Economic Programme Oversight Committee (EPOC) Co-Chairman, Keith Duncan, is hopeful that Government’s future capital expenditure will increase if the buoyancy in tax and other revenue inflows recorded during the 2016/17 fiscal year continues.
Tax revenue inflows totalled $458.3 billion for the period. This was $18.3 billion more than the targeted $440 billion.
Additionally, non-borrowed reserves amounted to $1.936 billion, some $462 million more than the $1.474 billion targeted for the period.
This resulted in the Government generating a primary balance surplus of $135.9 billion for the 2016/17 fiscal year, which ended on March 31. This was $12.9 billion or 7.7 per cent above the minimum seven per cent target of $123 billion.
Speaking at EPOC’s quarterly briefing at the Jamaica Money Market Brokers (JMMB) Group head office in New Kingston on Friday (May 19), Mr. Duncan said Government’s overall expenditure totalled $503.4 billion. This, he noted, was $5 billion below the target of $508.3 billion.
He indicated that capital expenditure from this sum totalled $42 billion, which was $2.8 billion or 6.4 per cent less than budgeted.
Mr. Duncan said while the administration was able to close the gap during the last quarter of 2016/17, “we still lagged behind the budgetary expenditure.”
He emphasized that inadequacies in infrastructure such as drains that result in flooding, as was evident with the torrential rains that have lashed the island over the past several days, could significantly impact Jamaica over the long term.
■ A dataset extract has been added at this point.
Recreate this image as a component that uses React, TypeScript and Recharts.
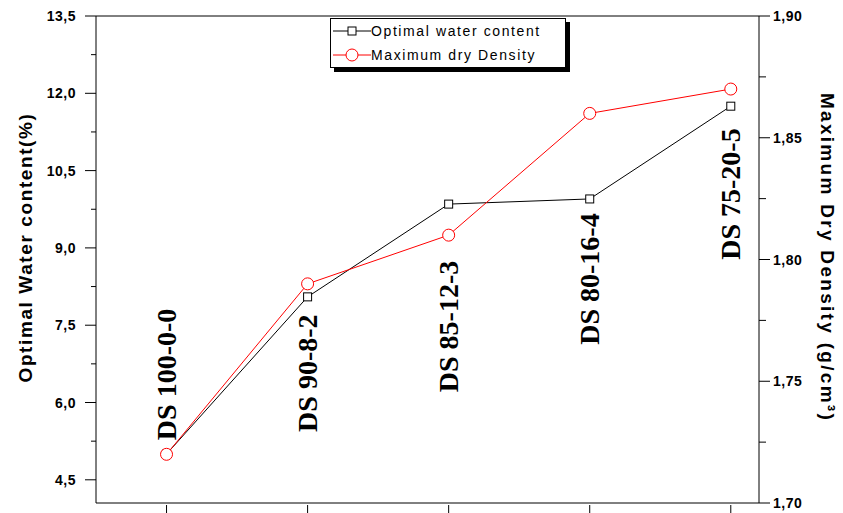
import { LineChart, Line, XAxis, YAxis, Legend, ReferenceLine, ReferenceDot } from 'recharts'

const mixes = ['DS 100-0-0', 'DS 90-8-2', 'DS 85-12-3', 'DS 80-16-4', 'DS 75-20-5']
const waterContent = [5.0, 8.05, 9.85, 9.95, 11.75]
const dryDensity = [1.72, 1.79, 1.81, 1.86, 1.87]
// where the rotated mix names start, read on the left axis
const labelBase = [5.27, 5.43, 6.2, 7.12, 8.77]

const leftTicks = [4.5, 5.25, 6.0, 6.75, 7.5, 8.25, 9.0, 9.75, 10.5, 11.25, 12.0, 12.75, 13.5]
const rightTicks = [1.7, 1.725, 1.75, 1.775, 1.8, 1.825, 1.85, 1.875, 1.9]

const data = mixes.map((name, i) => ({
  idx: i + 1,
  name,
  water: waterContent[i],
  density: dryDensity[i],
}))

const tickFont = { fontFamily: 'Liberation Sans, Arial, sans-serif', fontWeight: 700, fontSize: 14, letterSpacing: 0.5 }

function LeftTick({ x, y, index }: any) {
  const major = index % 2 === 0
  return (
    <g>
      <line x1={x} x2={x - (major ? 11 : 5)} y1={y} y2={y} stroke="#000" strokeWidth={1} />
      {major && (
        <text x={x - 20} y={y + 5} textAnchor="end" style={tickFont} fill="#000">
          {leftTicks[index].toFixed(1).replace('.', ',')}
        </text>
      )}
    </g>
  )
}

function RightTick({ x, y, index }: any) {
  const major = index % 2 === 0
  return (
    <g>
      <line x1={x} x2={x + (major ? 11 : 7)} y1={y} y2={y} stroke="#000" strokeWidth={1} />
      {major && (
        <text x={x + 14} y={y + 5} textAnchor="start" style={tickFont} fill="#000">
          {rightTicks[index].toFixed(2).replace('.', ',')}
        </text>
      )}
    </g>
  )
}

function BottomTick({ x, y }: any) {
  return <line x1={x} x2={x} y1={y} y2={y + 9} stroke="#000" strokeWidth={1} />
}

function SquareDot({ cx, cy, index }: any) {
  return <rect key={index} x={cx - 4} y={cy - 4} width={8} height={8} fill="#fff" stroke="#000" strokeWidth={1} />
}

function MixName(text: string) {
  return ({ cx, cy }: any) => (
    <text
      transform={`translate(${cx + 9},${cy}) rotate(-90)`}
      fontFamily="Liberation Serif, Times New Roman, serif"
      fontWeight={700}
      fontSize={28}
      fill="#000"
    >
      {text}
    </text>
  )
}

function LegendBox() {
  const row = { display: 'flex', alignItems: 'center', height: 24 }
  const txt = { fontFamily: 'Liberation Sans, Arial, sans-serif', fontSize: 14, letterSpacing: 1.6, color: '#000' }
  return (
    <div
      style={{
        border: '1px solid #000',
        background: '#fff',
        boxShadow: '4px 4px 0 #000',
        padding: '0 4px 0 2px',
        width: 228,
      }}
    >
      <div style={row}>
        <svg width={38} height={12}>
          <line x1={0} x2={38} y1={6} y2={6} stroke="#000" />
          <rect x={15} y={2} width={8} height={8} fill="#fff" stroke="#000" />
        </svg>
        <span style={txt}>Optimal water content</span>
      </div>
      <div style={row}>
        <svg width={38} height={14}>
          <line x1={0} x2={38} y1={7} y2={7} stroke="red" />
          <circle cx={19} cy={7} r={6} fill="#fff" stroke="red" />
        </svg>
        <span style={txt}>Maximum dry Density</span>
      </div>
    </div>
  )
}

const titleFont = { fontFamily: 'Liberation Sans, Arial, sans-serif', fontWeight: 700, fontSize: 19 }

export default function App() {
  return (
    <div style={{ position: 'absolute', left: 0, top: 0, background: '#fff' }}>
      <LineChart width={843} height={513} data={data} margin={{ top: 16, right: 0, bottom: 0, left: 0 }}>
        <XAxis
          xAxisId="x"
          dataKey="idx"
          type="number"
          domain={[0.5, 5.2]}
          ticks={[1, 2, 3, 4, 5]}
          height={10}
          tickLine={false}
          tickSize={0}
          tick={<BottomTick />}
          axisLine={{ stroke: '#000' }}
        />
        <YAxis
          yAxisId="left"
          orientation="left"
          width={96}
          domain={[4.05, 13.5]}
          ticks={leftTicks}
          interval={0}
          tickLine={false}
          tickSize={0}
          tickMargin={0}
          tick={<LeftTick />}
          axisLine={{ stroke: '#000' }}
          label={{
            content: ({ viewBox }: any) => (
              <text
                transform={`translate(${viewBox.x + 32},${viewBox.y + viewBox.height / 2 - 12}) rotate(-90)`}
                textAnchor="middle"
                style={{ ...titleFont, letterSpacing: 1.6 }}
                fill="#000"
              >
                Optimal Water content(%)
              </text>
            ),
          }}
        />
        <YAxis
          yAxisId="right"
          orientation="right"
          width={84}
          domain={[1.7, 1.9]}
          ticks={rightTicks}
          interval={0}
          tickLine={false}
          tickSize={0}
          tickMargin={0}
          tick={<RightTick />}
          axisLine={{ stroke: '#000' }}
          label={{
            content: ({ viewBox }: any) => (
              <text
                transform={`translate(${viewBox.x + 62},${viewBox.y + viewBox.height / 2 - 2}) rotate(90)`}
                textAnchor="middle"
                style={{ ...titleFont, letterSpacing: 2.3 }}
                fill="#000"
              >
                Maximum Dry Density (g/cm³)
              </text>
            ),
          }}
        />
        <ReferenceLine xAxisId="x" yAxisId="left" y={13.5} stroke="#000" />
        {mixes.map((m, i) => (
          <ReferenceDot
            key={m}
            xAxisId="x"
            yAxisId="left"
            x={i + 1}
            y={labelBase[i]}
            r={0}
            shape={MixName(m)}
          />
        ))}
        <Legend
          verticalAlign="middle"
          align="center"
          layout="horizontal"
          wrapperStyle={{ left: 330, top: 18, width: 'auto' }}
          content={<LegendBox />}
        />
        <Line
          xAxisId="x"
          yAxisId="left"
          dataKey="water"
          name="Optimal water content"
          stroke="#000"
          strokeWidth={1}
          dot={<SquareDot />}
          isAnimationActive={false}
        />
        <Line
          xAxisId="x"
          yAxisId="right"
          dataKey="density"
          name="Maximum dry Density"
          stroke="red"
          strokeWidth={1}
          dot={{ r: 6, fill: '#fff', stroke: 'red', strokeWidth: 1 }}
          isAnimationActive={false}
        />
      </LineChart>
    </div>
  )
}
“We know that capital expenditure is where we really need to increase the spend in order to ensure that we can stimulate growth through this line item,” Mr. Duncan stated
In this regard, he expressed the hope that “if the buoyancy in the tax revenues continues, (then) the capital expenditure that was budgeted (this year) would increase significantly over the next budget (and) we will have even more fiscal space so that we can really invest in the infrastructure and social services in our country.”